[Source code of charts]
----
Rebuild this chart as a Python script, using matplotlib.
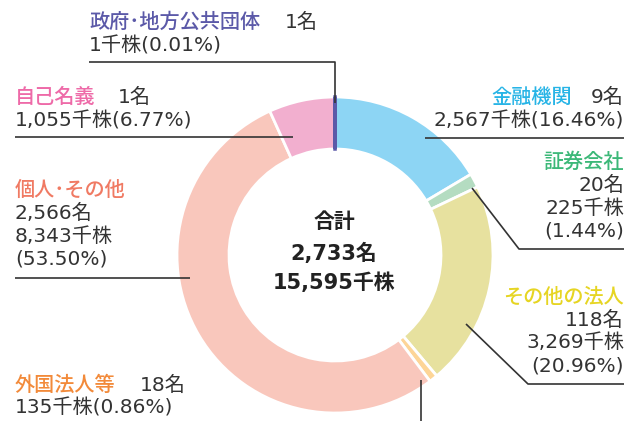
import matplotlib.pyplot as plt

plt.rcParams['font.family'] = ['DejaVu Sans', 'Noto Sans CJK JP']

# shareholder data (clockwise from top)
names = ['政府･地方公共団体', '金融機関', '証券会社', 'その他の法人',
         '外国法人等', '個人･その他', '自己名義']
holders = [1, 9, 20, 118, 18, 2566, 1]
shares = [1, 2567, 225, 3269, 135, 8343, 1055]
pcts = [0.01, 16.46, 1.44, 20.96, 0.86, 53.50, 6.77]
total_holders = 2733
total_shares = 15595

ring_colors = ['#5b59a8', '#8dd5f4', '#b4dcc1', '#e7e19f',
               '#fdd597', '#f9c7bc', '#f2afcf']
label_colors = ['#5b59a8', '#27b4e6', '#3cb878', '#e6d523',
                '#f28a3a', '#f07a63', '#ee6aa8']
dark = '#333333'
fs = 14.5

W, H = 629, 421
fig = plt.figure(figsize=(W / 100, H / 100), dpi=100)
ax = fig.add_axes([0, 0, 1, 1])


def Y(y):
    return H - y


cx, cy, r_out, r_in = 335, 255, 158, 106
wedges, _ = ax.pie(pcts, colors=ring_colors, startangle=90, counterclock=False,
                   center=(cx, Y(cy)), radius=r_out,
                   wedgeprops=dict(width=r_out - r_in, edgecolor='white', linewidth=2))
# the government slice is too thin to see, so give it a stroke
wedges[0].set_edgecolor(ring_colors[0])
wedges[0].set_linewidth(2.5)
wedges[0].set_zorder(5)

ax.set_xlim(0, W)
ax.set_ylim(0, H)
ax.set_aspect('equal')
ax.axis('off')


def t(x, y, s, color=dark, ha='left', **kw):
    ax.text(x, Y(y), s, color=color, ha=ha, va='center', fontsize=fs, **kw)


def lab(x, y, s, color, ha='left'):
    t(x, y, s, color, ha, fontweight='medium')


def line(xs, ys):
    ax.plot(xs, [Y(v) for v in ys], color=dark, lw=1.2, zorder=6,
            solid_capstyle='butt')


def h(i):
    return f'{holders[i]:,}名'


def s(i):
    return f'{shares[i]:,}千株'


def p(i):
    return f'({pcts[i]:.2f}%)'


# 政府・地方公共団体
lab(89, 22, names[0], label_colors[0])
t(285, 22, h(0))
t(89, 46, s(0) + p(0))
line([89, 335, 335], [62, 62, 103])

# 自己名義
lab(15, 97, names[6], label_colors[6])
t(118, 97, h(6))
t(15, 121, s(6) + p(6))
line([15, 293], [137, 137])

# 金融機関
lab(572, 97, names[1], label_colors[1], ha='right')
t(624, 97, h(1), ha='right')
t(624, 121, s(1) + p(1), ha='right')
line([425, 624], [138, 138])

# 証券会社
lab(624, 162, names[2], label_colors[2], ha='right')
t(624, 185, h(2), ha='right')
t(624, 208, s(2), ha='right')
t(624, 231, p(2), ha='right')
line([472, 519, 624], [188, 249, 249])

# その他の法人
lab(624, 297, names[3], label_colors[3], ha='right')
t(624, 320, h(3), ha='right')
t(624, 343, s(3), ha='right')
t(624, 366, p(3), ha='right')
line([466, 528, 624], [324, 384, 384])

# 個人・その他
lab(15, 190, names[5], label_colors[5])
t(15, 213, h(5))
t(15, 236, s(5))
t(15, 259, p(5))
line([15, 190], [278, 278])

# 外国法人等
lab(15, 385, names[4], label_colors[4])
t(140, 385, h(4))
t(15, 408, s(4) + p(4))
line([421, 421], [380, 421])

# centre total
for yy, txt in [(222, '合計'), (253, f'{total_holders:,}名'), (283, f'{total_shares:,}千株')]:
    ax.text(334, Y(yy), txt, ha='center', va='center', fontsize=15,
            fontweight='bold', color='#222222')

fig.savefig('out.png', dpi=100)
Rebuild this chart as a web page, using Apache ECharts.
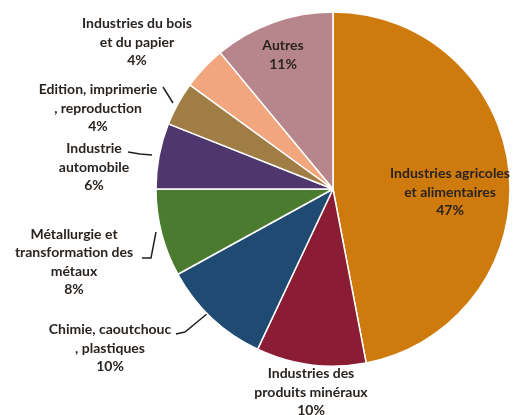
----
Problem to solve:
Transcribe the material exactly, and leave out whatever pictures it holds.

Exercise solution:
Rebuild this chart as a Python script, using matplotlib.
import matplotlib.pyplot as plt

plt.rcParams['font.family'] = ['DejaVu Sans', 'Noto Sans CJK JP']

# shareholder data (clockwise from top)
names = ['政府･地方公共団体', '金融機関', '証券会社', 'その他の法人',
         '外国法人等', '個人･その他', '自己名義']
holders = [1, 9, 20, 118, 18, 2566, 1]
shares = [1, 2567, 225, 3269, 135, 8343, 1055]
pcts = [0.01, 16.46, 1.44, 20.96, 0.86, 53.50, 6.77]
total_holders = 2733
total_shares = 15595

ring_colors = ['#5b59a8', '#8dd5f4', '#b4dcc1', '#e7e19f',
               '#fdd597', '#f9c7bc', '#f2afcf']
label_colors = ['#5b59a8', '#27b4e6', '#3cb878', '#e6d523',
                '#f28a3a', '#f07a63', '#ee6aa8']
dark = '#333333'
fs = 14.5

W, H = 629, 421
fig = plt.figure(figsize=(W / 100, H / 100), dpi=100)
ax = fig.add_axes([0, 0, 1, 1])


def Y(y):
    return H - y


cx, cy, r_out, r_in = 335, 255, 158, 106
wedges, _ = ax.pie(pcts, colors=ring_colors, startangle=90, counterclock=False,
                   center=(cx, Y(cy)), radius=r_out,
                   wedgeprops=dict(width=r_out - r_in, edgecolor='white', linewidth=2))
# the government slice is too thin to see, so give it a stroke
wedges[0].set_edgecolor(ring_colors[0])
wedges[0].set_linewidth(2.5)
wedges[0].set_zorder(5)

ax.set_xlim(0, W)
ax.set_ylim(0, H)
ax.set_aspect('equal')
ax.axis('off')


def t(x, y, s, color=dark, ha='left', **kw):
    ax.text(x, Y(y), s, color=color, ha=ha, va='center', fontsize=fs, **kw)


def lab(x, y, s, color, ha='left'):
    t(x, y, s, color, ha, fontweight='medium')


def line(xs, ys):
    ax.plot(xs, [Y(v) for v in ys], color=dark, lw=1.2, zorder=6,
            solid_capstyle='butt')


def h(i):
    return f'{holders[i]:,}名'


def s(i):
    return f'{shares[i]:,}千株'


def p(i):
    return f'({pcts[i]:.2f}%)'


# 政府・地方公共団体
lab(89, 22, names[0], label_colors[0])
t(285, 22, h(0))
t(89, 46, s(0) + p(0))
line([89, 335, 335], [62, 62, 103])

# 自己名義
lab(15, 97, names[6], label_colors[6])
t(118, 97, h(6))
t(15, 121, s(6) + p(6))
line([15, 293], [137, 137])

# 金融機関
lab(572, 97, names[1], label_colors[1], ha='right')
t(624, 97, h(1), ha='right')
t(624, 121, s(1) + p(1), ha='right')
line([425, 624], [138, 138])

# 証券会社
lab(624, 162, names[2], label_colors[2], ha='right')
t(624, 185, h(2), ha='right')
t(624, 208, s(2), ha='right')
t(624, 231, p(2), ha='right')
line([472, 519, 624], [188, 249, 249])

# その他の法人
lab(624, 297, names[3], label_colors[3], ha='right')
t(624, 320, h(3), ha='right')
t(624, 343, s(3), ha='right')
t(624, 366, p(3), ha='right')
line([466, 528, 624], [324, 384, 384])

# 個人・その他
lab(15, 190, names[5], label_colors[5])
t(15, 213, h(5))
t(15, 236, s(5))
t(15, 259, p(5))
line([15, 190], [278, 278])

# 外国法人等
lab(15, 385, names[4], label_colors[4])
t(140, 385, h(4))
t(15, 408, s(4) + p(4))
line([421, 421], [380, 421])

# centre total
for yy, txt in [(222, '合計'), (253, f'{total_holders:,}名'), (283, f'{total_shares:,}千株')]:
    ax.text(334, Y(yy), txt, ha='center', va='center', fontsize=15,
            fontweight='bold', color='#222222')

fig.savefig('out.png', dpi=100)
Rebuild this chart as a web page, using Apache ECharts.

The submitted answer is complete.